Set exercise:
Check every line below for the word "chart" and copy each one that has it.

Start Data for this task

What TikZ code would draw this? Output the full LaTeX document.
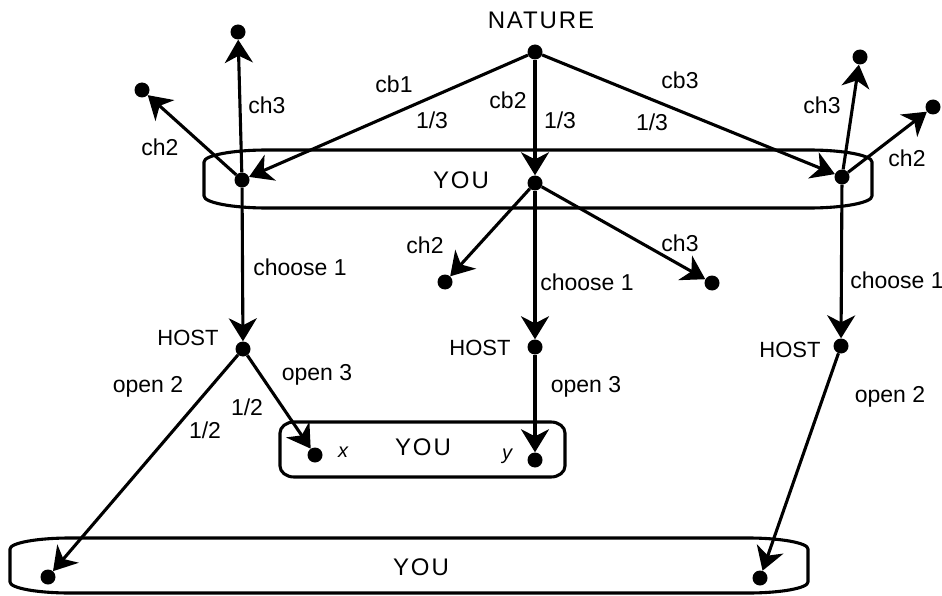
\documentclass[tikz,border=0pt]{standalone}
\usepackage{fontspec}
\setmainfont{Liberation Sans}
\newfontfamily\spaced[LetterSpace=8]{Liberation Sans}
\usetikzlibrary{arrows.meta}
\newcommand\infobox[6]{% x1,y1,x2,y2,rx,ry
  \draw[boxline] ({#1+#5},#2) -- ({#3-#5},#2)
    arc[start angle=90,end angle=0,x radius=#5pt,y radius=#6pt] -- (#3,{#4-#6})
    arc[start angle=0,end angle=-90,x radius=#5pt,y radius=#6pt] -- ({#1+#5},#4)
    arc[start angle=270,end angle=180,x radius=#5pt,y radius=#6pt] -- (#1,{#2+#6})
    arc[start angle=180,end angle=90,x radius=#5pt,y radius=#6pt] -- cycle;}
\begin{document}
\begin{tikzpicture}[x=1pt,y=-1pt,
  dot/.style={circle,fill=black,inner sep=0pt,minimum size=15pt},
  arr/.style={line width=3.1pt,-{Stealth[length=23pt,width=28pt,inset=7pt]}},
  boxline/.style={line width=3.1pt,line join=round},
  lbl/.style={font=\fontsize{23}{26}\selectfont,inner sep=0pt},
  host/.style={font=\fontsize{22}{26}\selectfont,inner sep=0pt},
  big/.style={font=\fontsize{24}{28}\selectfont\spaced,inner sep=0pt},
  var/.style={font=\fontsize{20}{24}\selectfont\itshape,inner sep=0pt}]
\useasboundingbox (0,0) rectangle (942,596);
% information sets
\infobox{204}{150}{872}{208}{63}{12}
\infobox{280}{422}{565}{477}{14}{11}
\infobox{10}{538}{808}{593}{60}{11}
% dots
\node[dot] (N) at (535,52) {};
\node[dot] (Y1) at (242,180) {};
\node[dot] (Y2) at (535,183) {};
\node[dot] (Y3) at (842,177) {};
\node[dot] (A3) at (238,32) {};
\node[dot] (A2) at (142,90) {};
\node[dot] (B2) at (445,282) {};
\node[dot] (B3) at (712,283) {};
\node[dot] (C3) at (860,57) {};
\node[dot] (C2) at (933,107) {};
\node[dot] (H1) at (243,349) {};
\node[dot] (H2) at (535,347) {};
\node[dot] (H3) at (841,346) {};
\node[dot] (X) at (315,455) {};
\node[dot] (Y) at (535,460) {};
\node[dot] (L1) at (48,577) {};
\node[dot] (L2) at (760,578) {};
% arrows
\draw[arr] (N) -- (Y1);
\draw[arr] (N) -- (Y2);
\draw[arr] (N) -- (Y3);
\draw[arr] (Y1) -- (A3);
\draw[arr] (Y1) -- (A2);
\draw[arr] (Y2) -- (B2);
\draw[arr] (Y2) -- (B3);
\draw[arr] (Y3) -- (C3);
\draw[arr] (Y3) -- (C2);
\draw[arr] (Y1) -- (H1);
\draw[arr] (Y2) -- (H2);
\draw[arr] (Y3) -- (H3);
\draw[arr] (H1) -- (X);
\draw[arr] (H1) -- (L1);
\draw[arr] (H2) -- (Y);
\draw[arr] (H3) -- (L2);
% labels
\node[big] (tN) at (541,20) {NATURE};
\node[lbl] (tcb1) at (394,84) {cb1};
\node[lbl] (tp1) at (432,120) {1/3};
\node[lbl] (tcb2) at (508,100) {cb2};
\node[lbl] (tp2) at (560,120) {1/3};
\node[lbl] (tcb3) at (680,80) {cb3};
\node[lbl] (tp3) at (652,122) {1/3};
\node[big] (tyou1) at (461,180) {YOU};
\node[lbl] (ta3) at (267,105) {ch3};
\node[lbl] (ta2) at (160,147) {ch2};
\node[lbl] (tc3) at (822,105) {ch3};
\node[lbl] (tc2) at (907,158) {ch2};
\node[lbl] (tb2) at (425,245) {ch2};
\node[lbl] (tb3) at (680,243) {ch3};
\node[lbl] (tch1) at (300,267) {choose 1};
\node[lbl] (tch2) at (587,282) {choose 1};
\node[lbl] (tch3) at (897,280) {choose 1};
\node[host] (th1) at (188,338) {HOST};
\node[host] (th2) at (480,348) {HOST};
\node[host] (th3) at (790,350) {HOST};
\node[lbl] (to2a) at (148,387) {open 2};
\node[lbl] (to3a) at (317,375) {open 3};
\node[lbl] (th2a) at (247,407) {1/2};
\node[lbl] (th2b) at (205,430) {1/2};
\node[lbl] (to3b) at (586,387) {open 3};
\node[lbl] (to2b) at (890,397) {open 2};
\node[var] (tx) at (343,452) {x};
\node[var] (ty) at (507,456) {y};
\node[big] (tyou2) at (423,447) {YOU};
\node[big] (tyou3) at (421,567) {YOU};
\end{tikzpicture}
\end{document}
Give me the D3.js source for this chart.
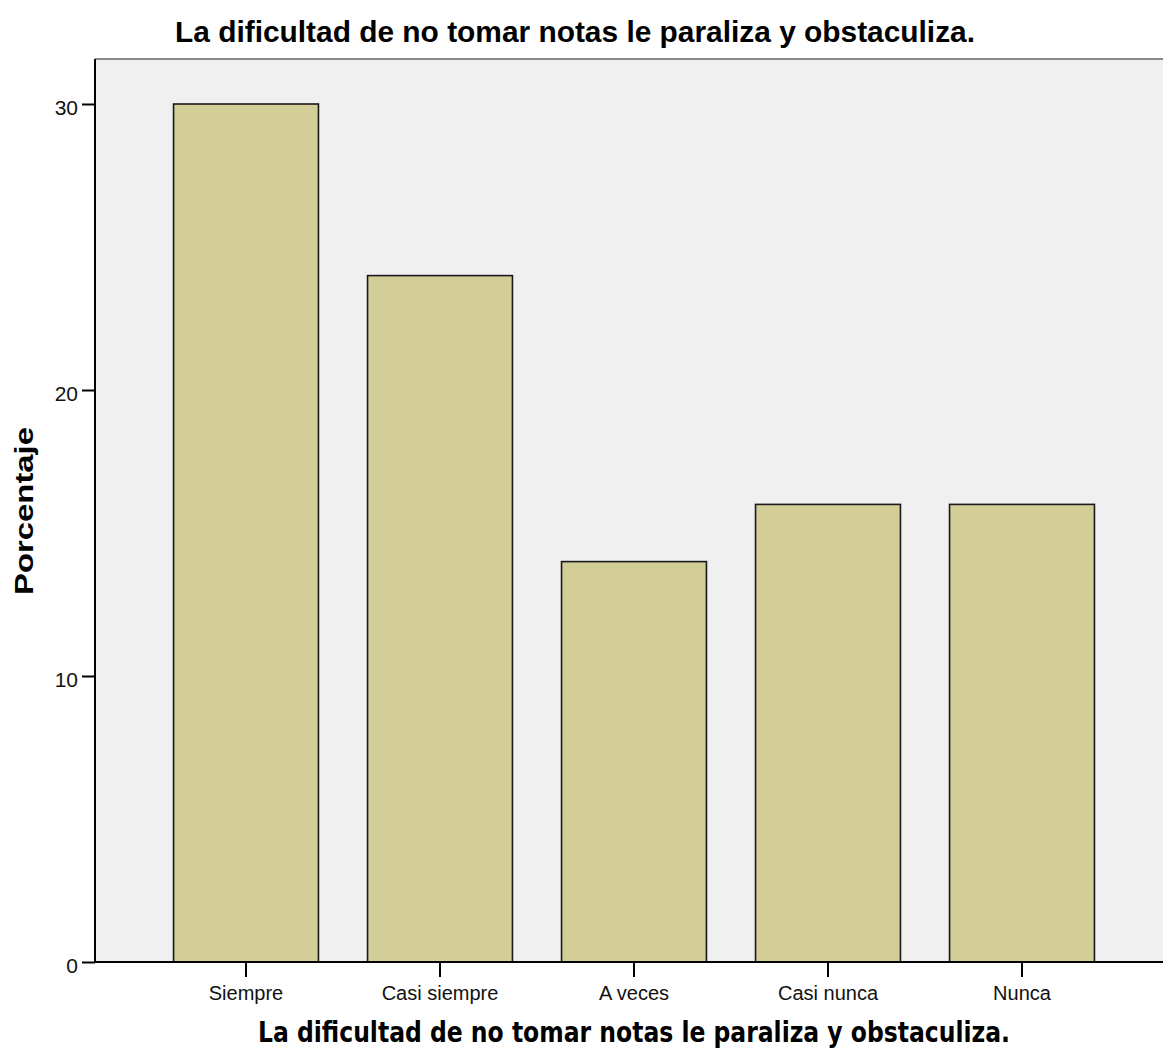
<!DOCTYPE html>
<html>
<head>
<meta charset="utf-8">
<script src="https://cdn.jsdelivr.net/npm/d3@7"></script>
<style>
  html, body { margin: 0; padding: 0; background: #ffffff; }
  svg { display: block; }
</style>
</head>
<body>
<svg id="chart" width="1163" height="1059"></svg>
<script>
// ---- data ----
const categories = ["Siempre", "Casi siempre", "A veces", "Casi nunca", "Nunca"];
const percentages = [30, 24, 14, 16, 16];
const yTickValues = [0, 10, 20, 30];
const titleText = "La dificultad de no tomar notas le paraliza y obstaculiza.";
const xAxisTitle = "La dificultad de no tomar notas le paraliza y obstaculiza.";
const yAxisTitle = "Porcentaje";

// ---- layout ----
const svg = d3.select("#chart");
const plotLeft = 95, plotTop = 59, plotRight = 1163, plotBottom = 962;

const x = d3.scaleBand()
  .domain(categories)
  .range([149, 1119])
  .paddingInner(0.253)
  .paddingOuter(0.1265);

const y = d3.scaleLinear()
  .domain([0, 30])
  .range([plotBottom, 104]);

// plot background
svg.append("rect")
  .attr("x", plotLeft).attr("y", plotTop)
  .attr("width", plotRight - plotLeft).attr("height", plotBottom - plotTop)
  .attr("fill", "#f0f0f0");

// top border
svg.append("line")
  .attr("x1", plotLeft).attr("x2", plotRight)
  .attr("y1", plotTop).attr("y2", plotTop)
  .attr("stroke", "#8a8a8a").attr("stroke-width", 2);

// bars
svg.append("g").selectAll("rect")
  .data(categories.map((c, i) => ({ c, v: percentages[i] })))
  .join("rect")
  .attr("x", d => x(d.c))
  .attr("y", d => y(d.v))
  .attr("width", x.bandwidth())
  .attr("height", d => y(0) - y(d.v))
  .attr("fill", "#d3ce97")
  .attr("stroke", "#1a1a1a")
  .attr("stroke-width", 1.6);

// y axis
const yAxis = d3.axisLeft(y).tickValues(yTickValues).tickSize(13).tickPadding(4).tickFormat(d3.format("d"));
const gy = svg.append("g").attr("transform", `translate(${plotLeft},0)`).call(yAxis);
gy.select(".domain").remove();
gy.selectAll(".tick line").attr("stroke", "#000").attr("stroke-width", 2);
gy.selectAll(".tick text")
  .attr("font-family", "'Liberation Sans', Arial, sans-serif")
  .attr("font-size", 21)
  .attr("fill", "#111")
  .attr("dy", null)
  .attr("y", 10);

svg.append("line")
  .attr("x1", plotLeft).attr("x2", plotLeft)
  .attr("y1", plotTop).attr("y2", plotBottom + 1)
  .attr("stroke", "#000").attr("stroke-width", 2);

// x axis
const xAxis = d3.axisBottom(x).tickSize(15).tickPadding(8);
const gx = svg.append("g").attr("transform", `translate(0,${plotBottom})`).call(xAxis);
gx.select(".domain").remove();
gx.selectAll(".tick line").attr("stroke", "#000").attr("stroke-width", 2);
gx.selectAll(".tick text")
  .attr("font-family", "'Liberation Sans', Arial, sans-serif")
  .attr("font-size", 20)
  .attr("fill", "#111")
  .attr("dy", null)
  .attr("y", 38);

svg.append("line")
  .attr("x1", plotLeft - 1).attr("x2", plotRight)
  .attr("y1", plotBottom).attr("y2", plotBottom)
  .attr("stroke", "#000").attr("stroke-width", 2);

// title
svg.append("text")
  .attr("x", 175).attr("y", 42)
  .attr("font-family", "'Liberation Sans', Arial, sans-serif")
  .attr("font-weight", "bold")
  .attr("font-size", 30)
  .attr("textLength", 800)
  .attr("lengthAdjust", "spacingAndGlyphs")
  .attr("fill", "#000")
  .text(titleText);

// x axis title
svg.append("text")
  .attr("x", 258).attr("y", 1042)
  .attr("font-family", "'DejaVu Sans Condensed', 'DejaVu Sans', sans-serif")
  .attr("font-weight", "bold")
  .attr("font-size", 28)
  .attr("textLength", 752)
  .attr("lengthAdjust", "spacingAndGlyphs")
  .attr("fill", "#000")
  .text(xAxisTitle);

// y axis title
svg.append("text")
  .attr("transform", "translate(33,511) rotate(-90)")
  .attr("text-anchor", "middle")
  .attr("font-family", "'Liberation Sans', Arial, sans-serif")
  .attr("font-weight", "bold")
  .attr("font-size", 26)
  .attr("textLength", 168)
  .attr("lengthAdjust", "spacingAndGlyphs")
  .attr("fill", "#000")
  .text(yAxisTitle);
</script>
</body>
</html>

End Data for this task

Result for this exercise:
Give me the D3.js source for this chart.
<svg id="chart" width="1163" height="1059"></svg>
const svg = d3.select("#chart");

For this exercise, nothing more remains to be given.